I forget all are not familiar with Froissart. The allusion is taken from that period of his Chronicles that contains the Duke of Bourbon's war in Africa. "The Lord de Coucy disliked this, saying, Here be ten noble gentlemen about to fight ten Saracens,-how do we know if their opponents are gentlemen? They may bring to the combat ten varlets or knaves, and if they are defeated, what is the gain?" The cause of this war was essentially chivalrous.
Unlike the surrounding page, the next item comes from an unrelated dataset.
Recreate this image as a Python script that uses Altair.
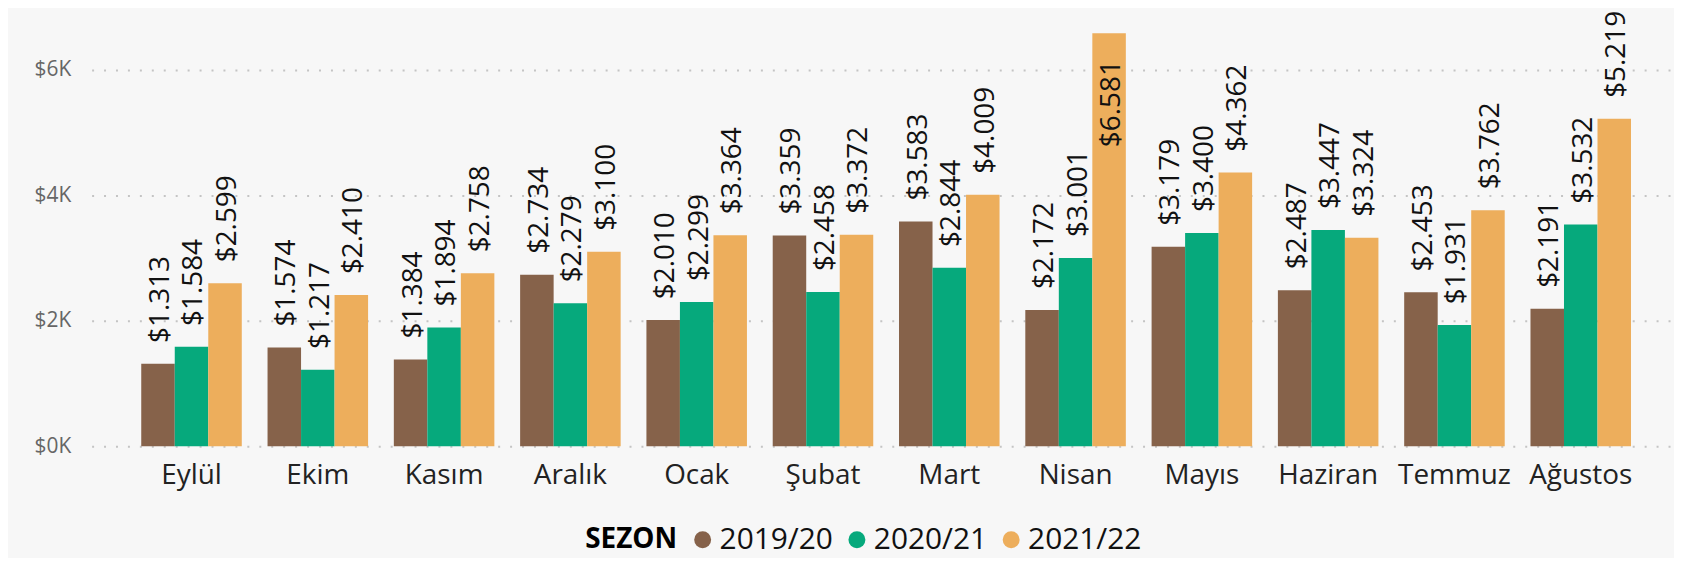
import altair as alt
import pandas as pd

months = ["Eylül", "Ekim", "Kasım", "Aralık", "Ocak", "Şubat", "Mart",
          "Nisan", "Mayıs", "Haziran", "Temmuz", "Ağustos"]
seasons = ["2019/20", "2020/21", "2021/22"]
s1920 = [1313, 1574, 1384, 2734, 2010, 3359, 3583, 2172, 3179, 2487, 2453, 2191]
s2021 = [1584, 1217, 1894, 2279, 2299, 2458, 2844, 3001, 3400, 3447, 1931, 3532]
s2122 = [2599, 2410, 2758, 3100, 3364, 3372, 4009, 6581, 4362, 3324, 3762, 5219]
colors = ["#86624A", "#06A97C", "#EDAE5C"]

rows = []
for s, vals in zip(seasons, [s1920, s2021, s2122]):
    for m, v in zip(months, vals):
        rows.append({"Ay": m, "SEZON": s, "v": v})
df = pd.DataFrame(rows)

FONT = "Open Sans"

x = alt.X("Ay:N", sort=months, title=None,
          scale=alt.Scale(paddingInner=0.204, paddingOuter=0.351, align=0.56),
          axis=alt.Axis(labelAngle=0, labelFontSize=28, labelColor="#222222",
                        labelFont=FONT, ticks=False, tickSize=0, domain=False,
                        labelPadding=15, grid=False))
xo = alt.XOffset("SEZON:N", sort=seasons, scale=alt.Scale(paddingInner=0, paddingOuter=0))
y = alt.Y("v:Q", title=None,
          scale=alt.Scale(domain=[0, 6900], nice=False),
          axis=alt.Axis(values=[0, 2000, 4000, 6000],
                        labelExpr="'$' + datum.value/1000 + 'K'",
                        labelFontSize=21, labelColor="#666666", labelFont=FONT,
                        ticks=False, tickSize=0, domain=False, labelPadding=21,
                        grid=True, gridColor="#C4C4C4", gridDash=[2, 10],
                        gridWidth=2))
color = alt.Color("SEZON:N", sort=seasons,
                  scale=alt.Scale(domain=seasons, range=colors),
                  legend=alt.Legend(orient="none", legendX=496, legendY=514,
                                    direction="horizontal", title="SEZON",
                                    titleOrient="left", titleFontSize=28,
                                    titleFontWeight="bold", titleColor="#000000",
                                    titleFont=FONT, titlePadding=10,
                                    titleBaseline="middle",
                                    labelFontSize=30, labelColor="#111111",
                                    labelFont=FONT, labelOffset=2,
                                    symbolType="circle", symbolSize=290,
                                    symbolStrokeWidth=0, columnPadding=9))

base = alt.Chart(df).transform_calculate(
    lab="'$' + replace(format(datum.v, ','), ',', '.')"
)

bars = base.mark_bar().encode(x=x, xOffset=xo, y=y, color=color)

above = base.transform_filter("datum.v < 6300").mark_text(
    angle=270, align="left", baseline="middle", dx=21, dy=3,
    fontSize=28, font=FONT, color="#111111"
).encode(x=x, xOffset=xo, y=y, text="lab:N")

inside = base.transform_filter("datum.v >= 6300").mark_text(
    angle=270, align="right", baseline="middle", dx=-27, dy=3,
    fontSize=28, font=FONT, color="#111111"
).encode(x=x, xOffset=xo, y=y, text="lab:N")

chart = alt.layer(bars, above, inside).properties(
    width=1586, height=435,
    autosize=alt.AutoSizeParams(type="none"),
    padding={"left": 84, "top": 4, "right": 4, "bottom": 111},
    background="#F7F7F7",
).configure_view(stroke=None)

chart.save("out.html", embed_options={"renderer": "svg", "actions": False})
The Saracens having asked why they were attacked, were told " that their ancestors had crucified and put to death the Son of God, called Jesus Christ, without any cause, and that the Christians were come to retaliate on them for their infamous and unjust judgment; secondly, that they were infidels in the faith of the Holy Virgin, and had no creed of their own-for these and other causes they were held to be enemies." The Saracens had the ill-manners to laugh heartily at this, saying it was the Jews who had done these things.